The Bombay high court on Friday permitted the National High Speed Rail Corporation to cut around 20,000 mangrove trees in the city and neighbouring districts of Palghar and Thane for the Mumbai-Ahmedabad bullet train project.
A division bench of Chief Justice Dipankar Datta and Justice Abhay Ahuja allowed the plea filed by the NHSRCL seeking permission to cut the mangrove trees.
As per a 2018 order of the high court, there exists a "total freeze" on the destruction of mangroves across the state and permission has to be sought from the high court each time an authority wishes to fell mangroves for any public project.
As per the said order, a 50 m buffer zone must be created around the area that hosts the mangroves and no construction activity or dumping of debris can be permitted within this buffer zone.
In its petition filed in 2020, the NHSRCL had assured the court it would plant five times the total mangrove trees that were earlier proposed to be felled and the number would not be reduced for the same.
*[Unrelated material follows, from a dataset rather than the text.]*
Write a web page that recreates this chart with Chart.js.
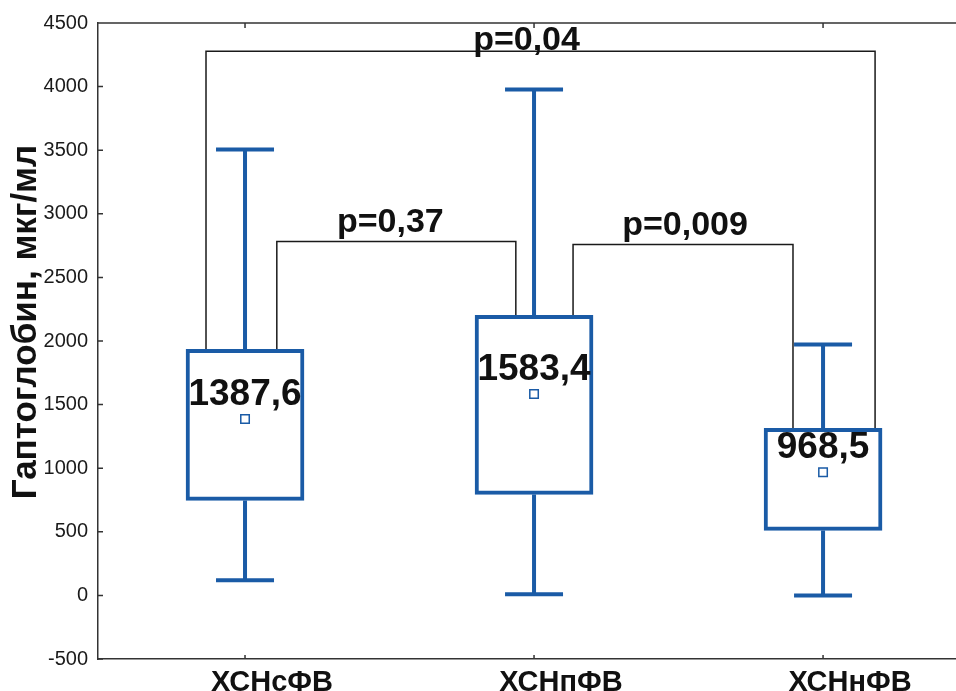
<!DOCTYPE html>
<html>
<head>
<meta charset="utf-8">
<script src="https://cdn.jsdelivr.net/npm/chart.js@4.4.1/dist/chart.umd.min.js"></script>
<style>
html,body{margin:0;padding:0;background:#fff}
</style>
</head>
<body>
<canvas id="c" width="956" height="691"></canvas>
<script>
/* Data */
const groups = ['ХСНсФВ','ХСНпФВ','ХСНнФВ'];
const whiskLow = [120, 10, 0];
const q1 = [747, 794, 511];
const q3 = [1934, 2201, 1313];
const whiskHigh = [3506, 3978, 1973];
const means = [1387.6, 1583.4, 968.5];
const meanLabels = ['1387,6','1583,4','968,5'];

/* p-value brackets: level, span in category units, groups they hang on */
const pLabels = ['p=0,04','p=0,37','p=0,009'];
const pLevel = [4277, 2783, 2759];
const pFrom = [-0.135, 0.11, 1.135];
const pTo = [2.18, 0.937, 1.896];
const pLeftGroup = [0, 0, 1];
const pRightGroup = [2, 1, 2];

/* Style */
const BLUE = '#1a5ba6';
const INK = '#111';
const FRAME = '#333';
const FONT = '"Liberation Sans", Arial, sans-serif';
const CAP = 58;
const pGap = [1, 9, 9];
const pShift = [-14, -6, 2];

const boxPlot = {
  id:'boxPlot',
  beforeDatasetsDraw(chart){
    const {ctx, scales:{x,y}} = chart;
    ctx.save();
    // whiskers
    ctx.strokeStyle = BLUE; ctx.lineWidth = 4;
    groups.forEach((g,i)=>{
      const px = x.getPixelForValue(i);
      [[q3[i],whiskHigh[i]],[q1[i],whiskLow[i]]].forEach(([a,b])=>{
        const ya = y.getPixelForValue(a), yb = y.getPixelForValue(b);
        ctx.beginPath();
        ctx.moveTo(px,ya); ctx.lineTo(px,yb);
        ctx.moveTo(px-CAP/2,yb); ctx.lineTo(px+CAP/2,yb);
        ctx.stroke();
      });
    });
    // brackets
    ctx.strokeStyle = '#1a1a1a'; ctx.lineWidth = 1.5;
    pLabels.forEach((t,i)=>{
      const x1 = x.getPixelForValue(pFrom[i]), x2 = x.getPixelForValue(pTo[i]);
      const yl = y.getPixelForValue(pLevel[i]);
      ctx.beginPath();
      ctx.moveTo(x1, y.getPixelForValue(q3[pLeftGroup[i]]));
      ctx.lineTo(x1, yl); ctx.lineTo(x2, yl);
      ctx.lineTo(x2, y.getPixelForValue(q3[pRightGroup[i]]));
      ctx.stroke();
    });
    ctx.restore();
  },
  afterDatasetsDraw(chart){
    const {ctx, scales:{x,y}} = chart;
    ctx.save();
    ctx.fillStyle = INK; ctx.textAlign = 'center'; ctx.textBaseline = 'alphabetic';
    ctx.font = 'bold 37px ' + FONT;
    means.forEach((m,i)=>{
      ctx.fillText(meanLabels[i], x.getPixelForValue(i), y.getPixelForValue(m) - 14);
    });
    ctx.font = 'bold 34px ' + FONT;
    pLabels.forEach((t,i)=>{
      const xm = (x.getPixelForValue(pFrom[i]) + x.getPixelForValue(pTo[i])) / 2 + pShift[i];
      ctx.fillText(t, xm, y.getPixelForValue(pLevel[i]) - pGap[i]);
    });
    ctx.restore();
  },
  afterDraw(chart){
    const {ctx, chartArea:a, scales:{x,y}} = chart;
    ctx.save();
    ctx.strokeStyle = FRAME; ctx.lineWidth = 1.5;
    ctx.beginPath();
    ctx.moveTo(a.left, a.top); ctx.lineTo(a.right, a.top);
    y.ticks.forEach(t=>{
      const py = y.getPixelForValue(t.value);
      ctx.moveTo(a.left, py); ctx.lineTo(a.left + 5, py);
    });
    x.ticks.forEach(t=>{
      const px = x.getPixelForValue(t.value);
      ctx.moveTo(px, a.bottom); ctx.lineTo(px, a.bottom - 4);
      ctx.moveTo(px, a.top); ctx.lineTo(px, a.top + 5);
    });
    ctx.stroke();
    // y axis title
    ctx.translate(26, 322);
    ctx.rotate(-Math.PI/2);
    ctx.fillStyle = INK; ctx.textAlign = 'center'; ctx.textBaseline = 'middle';
    ctx.font = 'bold 35px ' + FONT;
    ctx.fillText('Гаптоглобин, мкг/мл', 0, 0);
    ctx.restore();
  }
};

new Chart(document.getElementById('c'), {
  data:{
    datasets:[
      {type:'bar', order:2,
       data: groups.map((g,i)=>({x:i, y:[q1[i], q3[i]]})),
       backgroundColor:'#fff', borderColor:BLUE, borderWidth:4,
       borderSkipped:false, barThickness:118},
      {type:'scatter', order:1,
       data: means.map((m,i)=>({x:i, y:m})),
       pointStyle:'rect', pointRadius:6, borderWidth:1.5,
       borderColor:BLUE, backgroundColor:'#fff'}
    ]
  },
  options:{
    responsive:false, animation:false, events:[],
    layout:{autoPadding:false, padding:{top:23, right:0, left:0, bottom:0}},
    plugins:{legend:{display:false}, tooltip:{enabled:false}},
    scales:{
      x:{type:'linear', min:-0.5087, max:2.46, offset:false,
         afterBuildTicks(s){ s.ticks = groups.map((g,i)=>({value:i})); },
         afterFit(s){ s.height = 32; },
         grid:{display:false, drawTicks:false},
         border:{display:true, color:FRAME, width:1.5},
         ticks:{callback:v=>groups[v], labelOffset:27, padding:7, maxRotation:0, autoSkip:false,
                color:INK, font:{family:FONT, size:29, weight:'bold'}}},
      y:{min:-500, max:4500,
         afterFit(s){ s.width = 98; },
         grid:{display:false, drawTicks:false},
         border:{display:true, color:FRAME, width:1.5},
         ticks:{stepSize:500, padding:10, color:'#1a1a1a', callback:v=>String(v),
                font:{family:FONT, size:20}}}
    }
  },
  plugins:[boxPlot]
});
</script>
</body>
</html>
The plea was opposed by 'Bombay Environmental Action Group', an NGO, on the ground that no study was undertaken about the survival rate of saplings to be planted as a compensatory measure and the Environmental Impact Assessment report for felling trees has not been provided.
The NHSRCL had denied the objections raised by the NGO and claimed that it had availed required approvals for the felling of trees for the project of public importance and would compensate the loss occurring due to the same by planting of saplings as directed.
The 508-km high speed rail corridor between Ahmedabad and Mumbai is expected to cut travel time from six-and-a-half hours to two-and-a-half hours.
The bullet train project received a major push after the Eknath Shinde-Bharatiya Janata Party government came to power in June this year.
The dispensation has given all approvals for this project, the foundation of which was laid by Prime Minister Narendra Modi in September 2017.